CCSN may have had time to avoid cutbacks
Wednesday, April 10, 2002 | 11:04 a.m.
A timeline issued by the Community College of Southern Nevada shows that state university system officials were told as early as October 2000 of a $7.6 million shortfall in the college's 2001-2003 budget, yet the error was not corrected before the Legislature adjourned in June 2001.
Jane Nichols, chancellor of the University and Community College System of Nevada, maintained her office did not know about the mistake until about two months ago.
"What is important here is that now we do know there was an error," Nichols told the Sun. "We did not know at the time (the Legislature was session).
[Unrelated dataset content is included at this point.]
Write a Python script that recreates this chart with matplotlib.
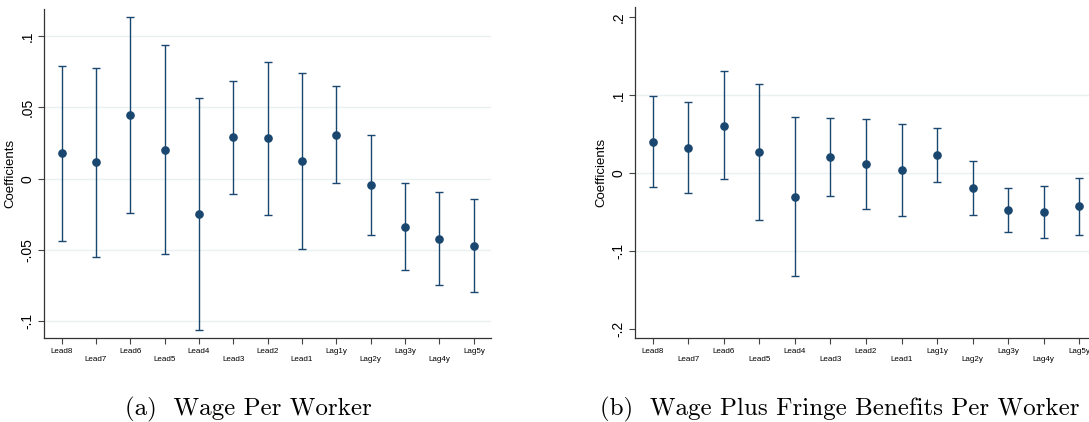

But we would have never, in 100 years, known that there was an error and not have corrected it."
Asked if a request by CCSN to correct the error could have slipped through the university system's cracks, Nichols said, "This comes close to a personnel action. It's a tempest in a teapot and we will certainly deal with it."
Determining when the error became known to university system officials is crucial. If a funding disparity had been pointed out in time for a correction to be made before the close of the 2001 Legislative session, CCSN might not have been forced to reduce student services and class offerings, according to school officials.
"Right now what you have is a rough draft of the events that occurred," CCSN President Ron Remington said of the timeline, contained in an internal draft document obtained by the Sun. "It was only intended to instruct me. At the very least I think there was a mistake, and I would like to find out how that misunderstanding occurred."
According to the timeline, three months before the start of the 2001 Legislature, CCSN officials contacted the system's budget office to tell officials that certain classes were mistakenly placed in a "low" funding category when they should have been categorized as "high."
CCSN officials claim that about 43 percent of their classes -- rather than 33 percent -- should have been placed in the highest funding level.
A written account of the error was sent to system officials in January 2001, according to the CCSN document, with a request that the correct amount be reflected in a Legislative Council Bureau report -- a draft of the budget request.
But another issue confronting the system derailed CCSN's efforts to address the $7.6 million shortfall, according to the document's author, Patty Charlton, interim vice president of finance and administration.
New funding formulas created system-wide concerns. Universities felt their classes should have been funded at a higher level, and community colleges had similar complaints. The discrepancies would have cost the state millions to fix. Faced with a poor financial outlook, system officials and lawmakers agreed that the problems would be addressed in committee and revisited during the 2003 legislative session, said Dan Miles, the system's vice president of finance and administration.
The $7.6 million error -- which was separate from the funding formula problems -- was put off too, according to Charlton, so no correction was made.
"At the close of the meeting, I spoke with the system administration budget officer and told him that what had just happened was wrong and that we had been discussing this for months," Charlton said in the draft memo chronicling the events leading up to the funding disparity.
But Nichols said, "We didn't put the issue off. We assumed all of the issue we knew was within the taxonomy issue."
Larry Eardley, the system's budget director, who handled most of the budget issues during the last biennium, did not return repeated phone calls from the Sun.
Miles said he was present during many of those meetings but did not remember any discussion about CCSN having an error.
"I don't recall any of those conversations taking place," Miles said.
Miles has said that the $7.6 million in question probably would not have been funded at 100 percent, but at 81 percent like the rest of the system budget. The amount would have been reduced further due to state estate taxes, had the error been corrected, he said.
Nichols said she cannot comment on CCSN's timeline document.
"This is one employee's version," she said. "I cannot comment on this in the newspaper."
But Nichols added that the communication process most likely broke down last year, when CCSN went into the legislative session with an interim president rather than a permanent one.
"I think it makes a difference when you have a permanent president advocating for you," Nichols said. "Had we had that, this would have never happened."
In another setback for CCSN, Al Ruter, vice president of finance and administration, died last May.
The Sun attempted to contact five of the university system budget officers who were present during some of the early budget talks. Only two returned phone calls.
Carl Diekhans, budget director for Great Basin College in Elko and currently its interim president, backed up CCSN's account of the story.
"That was made known at meetings. I do know that Patty (Charlton) and Al (Ruter) had brought it up," Diekhans said. "I remember Al Ruter telling us that there was an error of about $7 million in the budget. Al had said, before he died, that it needed to be rectified. He said there were some classes (at CCSN) that hadn't been counted. I don't know if UCCSN ever acknowledged that there was an error."
George Scaduto, associate vice president for finance at the University of Nevada, Las Vegas, said he could not remember any such conversation taking place.